Caitlin Matthews’ Shamanic practice is the repair of souls. Part of the soul can be lost. She journeys, seeking it out, with the help of her spirit guides. When she finds it, she can bring it home.

Separately, she explains that sometimes someone phones you just after you think of them, and this may be because there is a link between you at that moment- they reach out to you, you think of them, they then phone you.

How do I feel about this? I want to experience it. I want to work on my fears with Caitlin, and see what the result is. At the moment, I can accept the doctrine, construct an NLP type explanation, be content with Not Knowing, or cycle between the three. It does not stop me from wanting to experience it. During those two days I was very conscious of being present in my throat chakra much of the time, the place of my voice, the choice to express my creativity with honesty and integrity, and that would have been meaningless to me a year ago. Caitlin herself says, do not treat her Shamanic practices as psychological exercises.

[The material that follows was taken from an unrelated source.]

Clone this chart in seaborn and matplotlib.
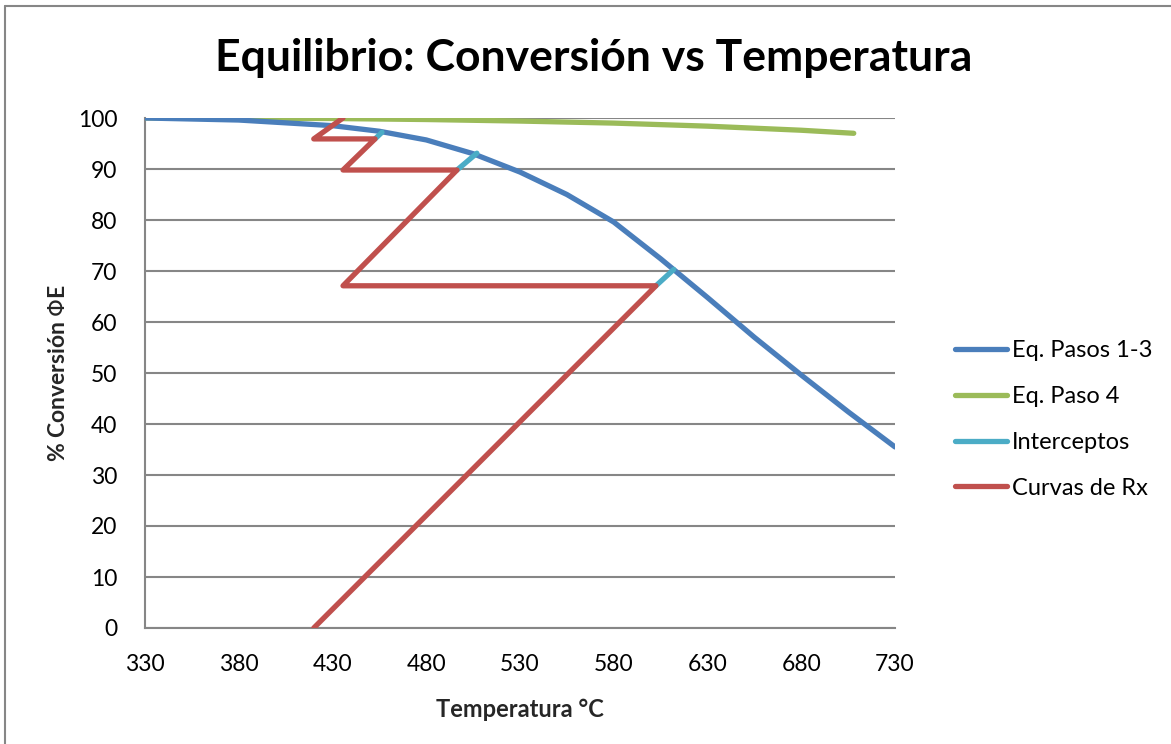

She said, we are supported by our ancestors, now, in this world. In seven generations, one may have over a hundred ancestors. Any questions? The one in my mind was, what if I do not feel supported by my own family, why should great-grandparents support me? This, she says, is the usual question, so I agreed it was in my mind.

We arranged ourselves, representing my ancestors five generations back. I stood on a chair facing them. “Now do you feel supported? Can you pick on one with whom you feel a particular connection?” H– is trying to catch my eye, and smiling, so I pick him.

It was not a particularly strong feeling that I was supported, in that moment, more a choice. I choose to feel supported. This is part of seeing life positively rather than negatively. I also see that ancestors in eternity would see face to face, rather than through a glass darkly. H– represented my father’s mother’s father. A–, representing my father’s mother, said later that she was feeling particularly supportive. She had wanted to be picked. My father’s mother had a particularly difficult life, and perhaps was entitled to receive support in her turn. I had previously wanted some sign of being welcome here, in this group- that was it.

I also noticed C–, at the back, a spiritual healer, with her palms facing forward and her arms slightly out from her sides. I felt moved to make a similar gesture. At another point, Caitlin said, “Don’t give reiki or anything”, and I wondered, if it is there, how can one not? Perhaps this is a naive question. This is something more for me to investigate.

Walking in to lunch on the last day, when Appalachian Spring ran in my mind, it was entirely joyous for me.